= Raw data =
[Begin]
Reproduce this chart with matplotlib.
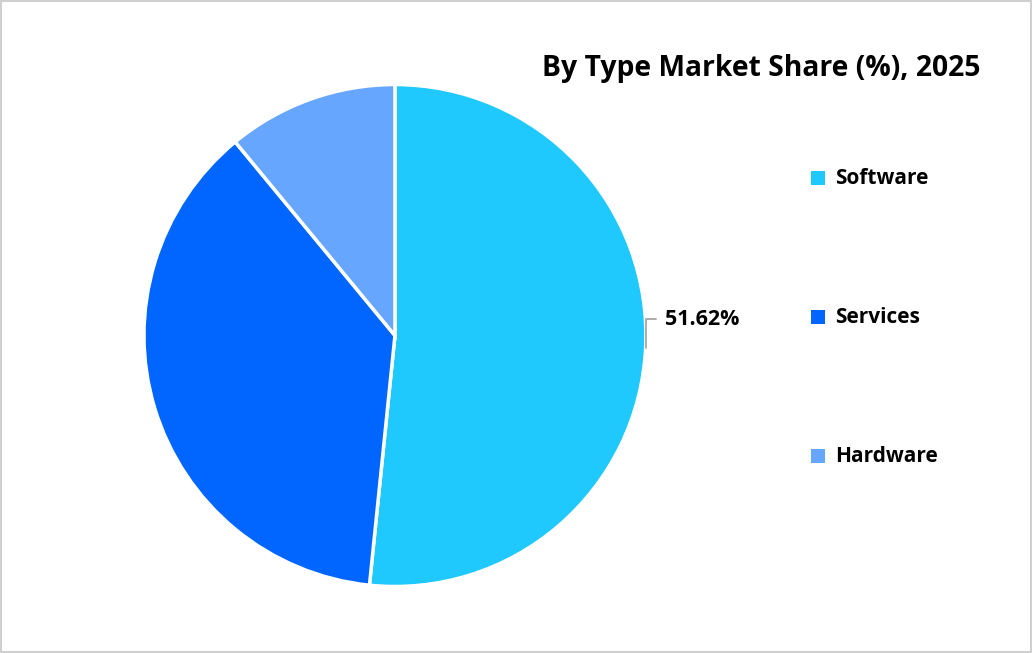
import matplotlib.pyplot as plt
import numpy as np
from matplotlib.patches import Rectangle

labels = ["Software", "Services", "Hardware"]
shares = [51.62, 37.40, 10.98]
colors = ["#1FC9FD", "#0066FF", "#66A6FF"]

plt.rcParams['font.family'] = ['Open Sans', 'DejaVu Sans']

fig = plt.figure(figsize=(10.32, 6.53), dpi=100)
fig.patches.append(Rectangle((0.001, 0.001), 0.998, 0.997, transform=fig.transFigure,
                             fill=False, edgecolor="#d0d0d0", linewidth=1.5))

ax = fig.add_axes([0.1395, 0.1018, 0.4864, 0.7688])
wedges, _ = ax.pie(shares, colors=colors, startangle=90, counterclock=False,
                   wedgeprops=dict(edgecolor="white", linewidth=2.5))
ax.set_xlim(-1, 1)
ax.set_ylim(-1, 1)

# label only the largest slice
w = wedges[0]
mid = np.deg2rad((w.theta1 + w.theta2) / 2)
px, py = np.cos(mid), np.sin(mid)
ax.annotate(f"{shares[0]:.2f}%", xy=(px, py), xytext=(1.075, 0.065),
            fontsize=15.5, fontweight="bold", va="center", ha="left",
            annotation_clip=False,
            arrowprops=dict(arrowstyle="-", color="#a6a6a6", lw=1.3,
                            shrinkA=4, shrinkB=0,
                            connectionstyle="angle,angleA=180,angleB=90,rad=0"))

fig.text(0.950, 0.895, "By Type Market Share (%), 2025", ha="right", va="center",
         fontsize=20.3, fontweight="bold")

# legend drawn by hand to match the wide row spacing
for i, (lab, col) in enumerate(zip(labels, colors)):
    y = 0.727 - i * 0.2129
    fig.patches.append(Rectangle((0.786, y - 0.0107), 0.0136, 0.0214,
                                 transform=fig.transFigure, facecolor=col, edgecolor="none"))
    fig.text(0.809, y, lab, ha="left", va="center", fontsize=15, fontweight="bold")

fig.savefig("out.png", dpi=100)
[End]
= What is expected =
Pictures stay out. Print the data exactly, from its first line through the line containing "plt.rcParams['font.family'] = ['Open".

= Written reply =
Reproduce this chart with matplotlib.
import matplotlib.pyplot as plt
import numpy as np
from matplotlib.patches import Rectangle

labels = ["Software", "Services", "Hardware"]
shares = [51.62, 37.40, 10.98]
colors = ["#1FC9FD", "#0066FF", "#66A6FF"]

plt.rcParams['font.family'] = ['Open Sans', 'DejaVu Sans']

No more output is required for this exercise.